March 12, 2014
Last month, an independent Blue Ribbon Panel convened by the Society of Actuaries released its report with recommendations to improve the financial health of public pension plans. Laurence Msall, president of the Civic Federation, was a member of the panel, along with actuaries, economists, former plan trustees and government and financial experts. Mr. Msall was also interviewed as part of a Brookings Institution report on the lessons from public pension reform in Illinois, New Jersey, Rhode Island and Utah.
Society of Actuaries Blue Ribbon Panel
In April 2013, the Society of Actuaries convened an independent panel of public pension experts with the goal of developing recommendations to strengthen public pension funding. The Society of Actuaries is the largest professional organization of actuaries. Over the following ten months, the group met to discuss strategies, develop surveys and interview pension plan trustees, administrators and actuaries as they worked to develop a final set of recommendations in the areas of:
- Risk measures, analyses and disclosures;
- The role of the actuary in developing funding recommendations; and
- Improving plan governance.
These recommendations were intended to help guide governments and plan trustees to make better plan funding decisions and keep other stakeholders, including the public, better informed of those decisions.
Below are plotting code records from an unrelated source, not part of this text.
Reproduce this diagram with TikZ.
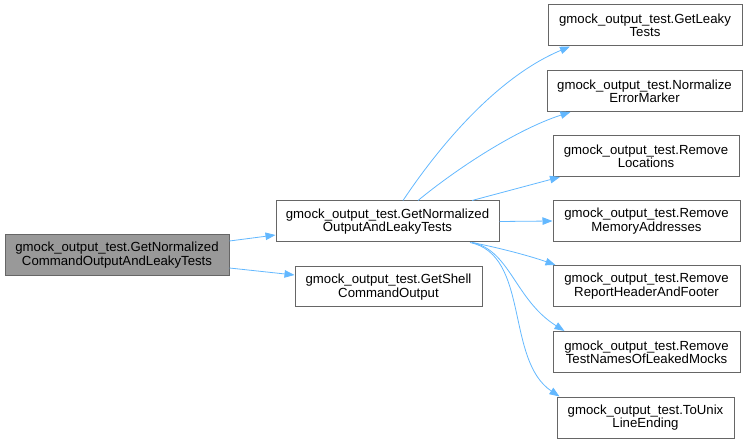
\documentclass[tikz,border=0pt]{standalone}
\usepackage{fontspec}
\setmainfont{Liberation Sans}
\usepackage{tikz}
\usepackage{xcolor}
\usetikzlibrary{arrows.meta}
\usetikzlibrary{calc}
\definecolor{edgeblue}{HTML}{63B8FF}
\definecolor{boxline}{HTML}{666666}
\definecolor{mainfill}{HTML}{999999}
\tikzset{
  % A function box in the call graph
  fn/.style={
    draw=boxline, fill=white, rectangle, align=center, line width=1pt,
    font=\fontsize{13.2}{13.4}\selectfont, inner sep=0pt,
    minimum height=41pt, minimum width=#1},
  % The function the graph is drawn for
  fnmain/.style={fn=#1, fill=mainfill},
  % A call
  calls/.style={-{Triangle[length=10pt, width=7.5pt]}, draw=edgeblue, line width=0.8pt},
}

\begin{document}
\begin{tikzpicture}[x=1pt, y=-1pt]
  \useasboundingbox (0,0) rectangle (749,443);

  \node[fnmain=224pt] (main) at (117,255) {gmock\_output\_test.GetNormalized\\CommandOutputAndLeakyTests};
  \node[fn=223pt] (gnol) at (387.5,221.5) {gmock\_output\_test.GetNormalized\\OutputAndLeakyTests};
  \node[fn=187pt, minimum height=40pt] (shell) at (388.5,287) {gmock\_output\_test.GetShell\\CommandOutput};

  \node[fn=194pt] (leaky) at (645,25.5) {gmock\_output\_test.GetLeaky\\Tests};
  \node[fn=195pt] (norm) at (644.5,91) {gmock\_output\_test.Normalize\\ErrorMarker};
  \node[fn=186pt] (loc) at (646,156) {gmock\_output\_test.Remove\\Locations};
  \node[fn=187pt] (mem) at (646.5,221) {gmock\_output\_test.Remove\\MemoryAddresses};
  \node[fn=187pt] (rep) at (646.5,286) {gmock\_output\_test.Remove\\ReportHeaderAndFooter};
  \node[fn=187pt] (names) at (646.5,352) {gmock\_output\_test.Remove\\TestNamesOfLeakedMocks};
  \node[fn=177pt] (unix) at (645.5,417.5) {gmock\_output\_test.ToUnix\\LineEnding};

  % calls from the main function
  \draw[calls] ([yshift=14pt]main.east) -- ([yshift=-13.5pt]gnol.west);
  \draw[calls] ([yshift=-13pt]main.east) -- ([yshift=12pt]shell.west);

  % calls from GetNormalizedOutputAndLeakyTests
  \draw[calls] ([xshift=15.5pt]gnol.north) .. controls (430,160) and (490,80) .. ([xshift=-75pt]leaky.south);
  \draw[calls] ([xshift=30.5pt]gnol.north) .. controls (455,170) and (515,130) .. ([xshift=-74pt]norm.south);
  \draw[calls] ([xshift=84.5pt]gnol.north) -- ([xshift=-86pt]loc.south);
  \draw[calls] (gnol.east) -- (mem.west);
  \draw[calls] ([xshift=84.5pt]gnol.south) .. controls (500,248) and (530,256) .. ([xshift=-91pt]rep.north);
  \draw[calls] ([xshift=84.5pt]gnol.south) .. controls (510,250) and (515,300) .. ([xshift=-82pt]names.north);
  \draw[calls] ([xshift=82.5pt]gnol.south) .. controls (530,255) and (505,360) .. ([xshift=-86pt]unix.north);

\end{tikzpicture}
\end{document}
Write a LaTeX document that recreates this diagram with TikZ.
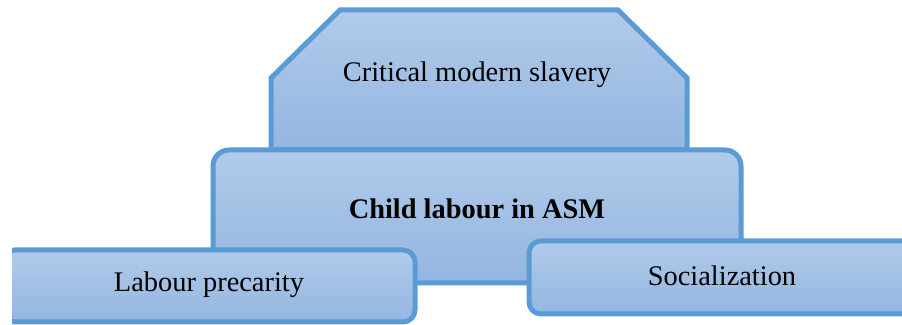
\documentclass[tikz,border=0pt]{standalone}
\usepackage{fontspec}
\setmainfont{Liberation Serif}
\definecolor{edgeblue}{HTML}{5B9BD5}
\definecolor{filltop}{HTML}{B1CAE9}
\definecolor{fillbot}{HTML}{93B6E1}
\tikzset{
  panel/.style={draw=edgeblue, line width=2.5pt, top color=filltop, bottom color=fillbot, line join=miter},
  lbl/.style={font=\fontsize{14.2}{16}\selectfont, text=black, inner sep=0pt}
}
\begin{document}
\begin{tikzpicture}[x=0.5pt,y=-0.5pt]
\useasboundingbox (0,0) rectangle (902,325);
\begin{scope}
\clip (12,-10) rectangle (920,340);
% top chamfered shape
\path[panel] (271,150) -- (271,78) -- (340,10) -- (618,10) -- (687,78) -- (687,150) -- cycle;
\node[lbl] (top) at (477,75) {Critical modern slavery};
% middle box
\path[panel, rounded corners=8pt] (213,150) rectangle (741,283);
\node[lbl] (mid) at (477,209) {\bfseries Child labour in ASM};
% labour precarity
\path[panel, rounded corners=6pt] (3,250) rectangle (415,322);
\node[lbl] (lab) at (209,285) {Labour precarity};
% socialization
\path[panel, rounded corners=6pt] (529,241) rectangle (915,314);
\node[lbl] (soc) at (722,276) {Socialization};
\end{scope}
\end{tikzpicture}
\end{document}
Additionally, the group promulgated three principles that an effective public pension funding program should follow:
- Adequacy, that is a goal of a level of funding that at a minimum provides for benefits if the median expected future investment conditions occur;
- Intergenerational equity, that is fully funding pension benefits over the average future service period of public employees so that future taxpayers do not pay for today’s services; and
- To a much lesser extent, cost stability and predictability. The panel believes that while this is an important concept for government budgeting, it is often in conflict with the other two goals.
The report also explores the recent trends in pension funding and financial condition that have led most, but not all, observers to conclude that many plans are in weaker financial condition than in the 1990s.
The recommendations promulgated by the panel were not intended to assist plans that are already extremely underfunded like those in Illinois. However, they are informed by Illinois’ and other states’ missteps and the panel members believe that if pension fund sponsors and trustees across the nation were to take up the recommendations, it would help to prevent other pension systems from following Illinois into pension crisis. Importantly, the recommendations would ensure that stakeholders have the range of data on risk scenarios that they will need to make better-informed decisions about funding and benefit levels.
Brookings Report on Public Employee Retirement System Reform in Four States
The Brookings Institution, a nonprofit public policy organization based in Washington, DC, released two reports on public pension reform last week. One of the reports uses the case studies of four states’ pension reform efforts to develop recommendations as to how other states can best pursue reform of their own pension systems.
The four states were Illinois, New Jersey, Rhode Island and Utah. As noted above, Civic Federation President Laurence Msall was interviewed for the case study on Illinois. The report’s conclusions include commonsense ideas that the Civic Federation has also promoted. The conclusions were:
- States should make their complete actuarial payment every year.
- A credible and visible reform champion is important.
- Hard, unbiased data on pensions must be collected and disseminated.
- Communication and education of the public and political leaders is crucial.
- Leaders should avoid turning pension reform into an ideological issue.
- It is helpful to demonstrate how pension spending impacts other state spending priorities.
- Reformers should frame pension changes as being a better option than simply letting the funds run out of money.
- Coalition-building and statewide advocacy are key.
- There is no one-size-fits-all legislative strategy.
- Reformers should anticipate and plan for legal challenges.